GBP/USD Tumbles After Bank of England Leaves UK Interest Rate Unchanged
GBP price, Bank of England news and analysis:
- The Bank of England’s monetary policy committee has kept UK Bank Rate at 0.10% rather than increasing it to 0.25% as had been expected by the markets.
- As the 15bps increase had already been fully priced in, the decision sent GBP/USD sharply lower.
*Please note that, because of a technical glitch, sound in the video above does not start until 6’20”
GBP/USD falls after Bank of England leaves Bank Rate unchanged
GBP/USD is falling back steeply after the Bank of England’ monetary policy committee left UK Bank Rate at 0.1% rather than increasing it by 15 basis points to 0.25%, as had been fully priced in by the markets. MPC members were split on the decision, voting 7-2 for the status quo, with the two dissenters wanting a hike.
In polls by the Reuters and Bloomberg news agencies, analysts asked for their opinions had been split between those expecting no change and those predicting a rate rise as the UK economy recovers strongly from the pandemic-induced downturn, lifting inflation with it. The vote was 6-3 in favor of leaving the Bank’s government bond-buying target at £875 billion.
At the same time, the BoE published the meeting minutes and its quarterly Monetary Policy Report showing that a rate rise will be necessary over the coming months if jobs and inflation continue on their current courses.
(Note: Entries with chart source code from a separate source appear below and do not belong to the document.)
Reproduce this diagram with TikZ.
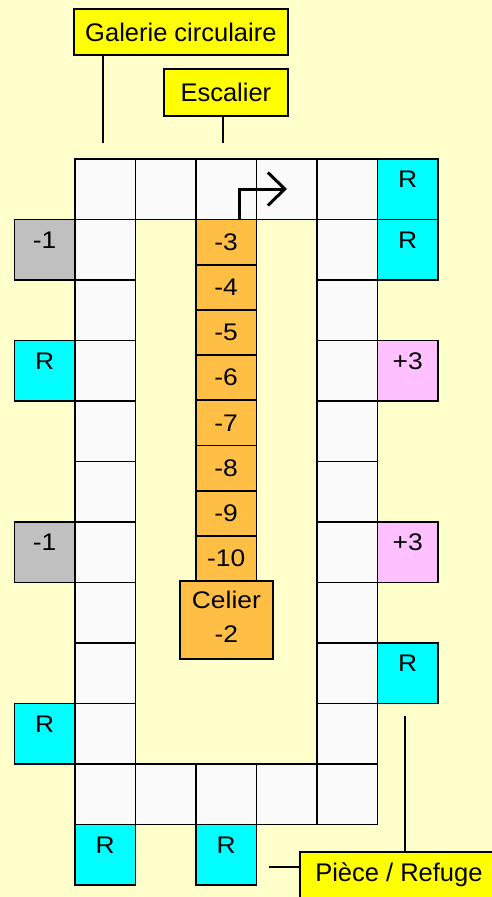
\documentclass[tikz,border=0pt]{standalone}
\usepackage{fontspec}
\setmainfont{Liberation Sans}
\newfontfamily\tilefont{Liberation Sans}[FakeStretch=1.1]
\usetikzlibrary{arrows.meta}
\definecolor{bg}{HTML}{FFFFCC}
\definecolor{cellwhite}{HTML}{FAFAFA}
\definecolor{refcyan}{HTML}{00FFFF}
\definecolor{refgray}{HTML}{C0C0C0}
\definecolor{refpink}{HTML}{FFC0FF}
\definecolor{reforange}{HTML}{FFBF45}
\definecolor{refyellow}{HTML}{FFFF00}
\begin{document}
\begin{tikzpicture}[x=1pt,y=-1pt,
  cell/.style={draw=black,line width=1.8pt,fill=cellwhite,minimum width=60.5pt,minimum height=60.5pt,inner sep=0pt,anchor=north west},
  tile/.style={cell,font=\tilefont\fontsize{24}{26}\selectfont,text height=29pt,text depth=31.5pt},
  refuge/.style={tile,fill=refcyan},
  minus/.style={tile,fill=refgray},
  plus/.style={tile,fill=refpink},
  stair/.style={draw=black,line width=1.8pt,fill=reforange,minimum width=60.5pt,minimum height=45.2pt,inner sep=0pt,anchor=north west,font=\tilefont\fontsize{24}{26}\selectfont},
  labelbox/.style={draw=black,line width=1.8pt,fill=refyellow,inner sep=0pt,anchor=north west,font=\fontsize{25.5}{29}\selectfont},
  conn/.style={draw=black,line width=1.5pt}
]
\fill[bg] (0,0) rectangle (492,897);
\useasboundingbox (0,0) rectangle (492,897);

% ring of white cells
\foreach \i in {0,...,4} {
  \node[cell] (t\i) at ({74+\i*60.5},158) {};
  \node[cell] (b\i) at ({74+\i*60.5},{158+10*60.5}) {};
}
\foreach \j in {1,...,9} {
  \node[cell] (l\j) at (74,{158+\j*60.5}) {};
  \node[cell] (r\j) at ({74+4*60.5},{158+\j*60.5}) {};
}

% outer tiles, left
\node[minus]  (ol1) at (13.5,{158+1*60.5}) {-1};
\node[refuge] (ol3) at (13.5,{158+3*60.5}) {R};
\node[minus]  (ol6) at (13.5,{158+6*60.5}) {-1};
\node[refuge] (ol9) at (13.5,{158+9*60.5}) {R};
% outer tiles, right
\node[refuge] (or0) at (376.5,158) {R};
\node[refuge] (or1) at (376.5,{158+1*60.5}) {R};
\node[plus]   (or3) at (376.5,{158+3*60.5}) {+3};
\node[plus]   (or6) at (376.5,{158+6*60.5}) {+3};
\node[refuge] (or8) at (376.5,{158+8*60.5}) {R};
% outer tiles, bottom
\node[refuge] (ob0) at (74,{158+11*60.5}) {R};
\node[refuge] (ob2) at (195,{158+11*60.5}) {R};

% staircase
\foreach \k [count=\n from 0] in {3,4,5,6,7,8,9,10} {
  \node[stair] (s\k) at (195,{218.5+\n*45.2}) {-\k};
}
\node[stair,minimum width=93pt,minimum height=78pt,align=center,font=\tilefont\fontsize{24}{34}\selectfont] (celier) at (179,580) {Celier\\-2\rule[-6pt]{0pt}{6pt}};

% arrow
\coordinate (arrstart) at (239,218.5);
\coordinate (arrtip) at (287,189);
\draw[line width=3pt,-{Straight Barb[length=17pt,width=33pt]}] (arrstart) |- (arrtip);

% labels
\node[labelbox,minimum width=214pt,minimum height=46pt] (gal) at (73,8) {Galerie circulaire};
\node[labelbox,minimum width=124pt,minimum height=47pt] (esc) at (163,68) {Escalier};
\node[labelbox,minimum width=198pt,minimum height=48pt] (piece) at (299,851) {Pièce / Refuge\strut};

\coordinate (galend) at (103,143);
\coordinate (escend) at (223,143);
\coordinate (pieceend1) at (405,716);
\coordinate (pieceend2) at (269,867);
\draw[conn] (galend |- gal.south) -- (galend);
\draw[conn] (escend |- esc.south) -- (escend);
\draw[conn] (pieceend1 |- piece.north) -- (pieceend1);
\draw[conn] (pieceend2 -| piece.west) -- (pieceend2);
\end{tikzpicture}
\end{document}
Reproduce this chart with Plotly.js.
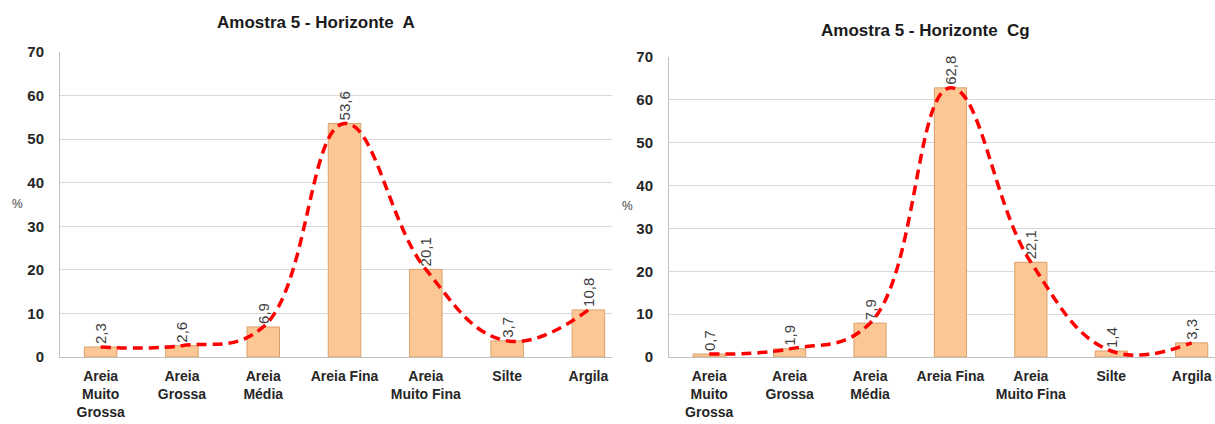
<!DOCTYPE html>
<html><head><meta charset="utf-8">
<script src="https://cdn.plot.ly/plotly-3.0.1.min.js"></script>
<style>html,body{margin:0;padding:0;background:#fff}#c{width:1215px;height:424px}</style>
</head><body><div id="c"></div>
<script>
const categories = ["Areia<br>Muito<br>Grossa","Areia<br>Grossa","Areia<br>Média","Areia Fina","Areia<br>Muito Fina","Silte","Argila"];
const valuesA = [2.3, 2.6, 6.9, 53.6, 20.1, 3.7, 10.8];
const valuesCg = [0.7, 1.9, 7.9, 62.8, 22.1, 1.4, 3.3];
const labelsA = ["2,3","2,6","6,9","53,6","20,1","3,7","10,8"];
const labelsCg = ["0,7","1,9","7,9","62,8","22,1","1,4","3,3"];
const titleA = "Amostra 5 - Horizonte  A";
const titleCg = "Amostra 5 - Horizonte  Cg";
const yTicks = [0,10,20,30,40,50,60,70];

const FONT = "Liberation Sans, Arial, sans-serif";
const idx = categories.map((_, i) => i);

function bar(vals, labels, xa, ya) {
  return {type:'bar', x: idx, y: vals, xaxis: xa, yaxis: ya,
    marker:{color:'#fbc895', line:{color:'#d9a06a', width:1}},
    text: labels, textposition:'outside', textangle:-90, cliponaxis:false,
    textfont:{family:FONT, size:15, color:'#404040'}, hoverinfo:'skip'};
}
function line(vals, xa, ya) {
  return {type:'scatter', mode:'lines', x: idx, y: vals, xaxis: xa, yaxis: ya,
    line:{color:'#ff0000', width:3.5, dash:'10px,6px', shape:'spline', smoothing:1.2},
    cliponaxis:false, hoverinfo:'skip'};
}
function xax(dom) {
  return {domain: dom, range:[-0.5, 6.29], tickmode:'array', tickvals: idx, ticktext: categories,
    showgrid:false, zeroline:false, showline:true, linecolor:'#bfbfbf', linewidth:1,
    ticks:'outside', ticklen:6, tickcolor:'rgba(0,0,0,0)',
    tickfont:{family:FONT, size:14, color:'#262626', weight:'bold'}, tickangle:0, fixedrange:true};
}
function yax(dom, anchor) {
  return {domain: dom, range:[0,70], tickmode:'array', tickvals: yTicks, anchor: anchor,
    showgrid:true, gridcolor:'#d9d9d9', gridwidth:1, zeroline:false,
    showline:true, linecolor:'#bfbfbf', linewidth:1,
    ticks:'outside', ticklen:12, tickcolor:'rgba(0,0,0,0)',
    tickfont:{family:FONT, size:15, color:'#262626', weight:'bold'}, fixedrange:true};
}

const data = [
  bar(valuesA, labelsA, 'x', 'y'), line(valuesA, 'x', 'y'),
  bar(valuesCg, labelsCg, 'x2', 'y2'), line(valuesCg, 'x2', 'y2')
];

const layout = {
  width:1215, height:424, margin:{l:0,r:0,t:0,b:0},
  paper_bgcolor:'#fff', plot_bgcolor:'rgba(0,0,0,0)', showlegend:false, bargap:0.6,
  xaxis: Object.assign(xax([60/1215, 612/1215]), {anchor:'y'}),
  yaxis: yax([(424-357)/424, (424-52)/424], 'x'),
  xaxis2: Object.assign(xax([669/1215, 1]), {anchor:'y2'}),
  yaxis2: yax([(424-357)/424, (424-57)/424], 'x2'),
  annotations:[
    {text:titleA, xref:'paper', yref:'paper', x:316/1215, y:1-22/424, xanchor:'center', yanchor:'middle', showarrow:false,
     font:{family:FONT, size:17, color:'#1a1a1a', weight:'bold'}},
    {text:titleCg, xref:'paper', yref:'paper', x:925/1215, y:1-30/424, xanchor:'center', yanchor:'middle', showarrow:false,
     font:{family:FONT, size:17, color:'#1a1a1a', weight:'bold'}},
    {text:'%', xref:'paper', yref:'paper', x:17/1215, y:1-204/424, xanchor:'center', yanchor:'middle', showarrow:false,
     font:{family:FONT, size:12, color:'#404040'}},
    {text:'%', xref:'paper', yref:'paper', x:627/1215, y:1-206/424, xanchor:'center', yanchor:'middle', showarrow:false,
     font:{family:FONT, size:12, color:'#404040'}}
  ]
};
Plotly.newPlot('c', data, layout, {displayModeBar:false, staticPlot:true});
</script></body></html>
Inflation is forecast to peak at 5% next April, before falling back, and UK growth has been downgraded.
GBP/USD Price Chart, Five-Minute Timeframe (November 4, 2021)
Source: IG (You can click on it for a larger image)
The Bank’s announcement suggests it is currently more concerned about economic growth than inflation, with both its growth forecast cut and its inflation forecast raised. However, the BoE had hinted strongly that a hike was likely so its decision has already raised questions about its credibility. Similar questions led to Andrew Bailey’s predecessor as Bank Governor, Mark Carney, to be labelled the “unreliable boyfriend”.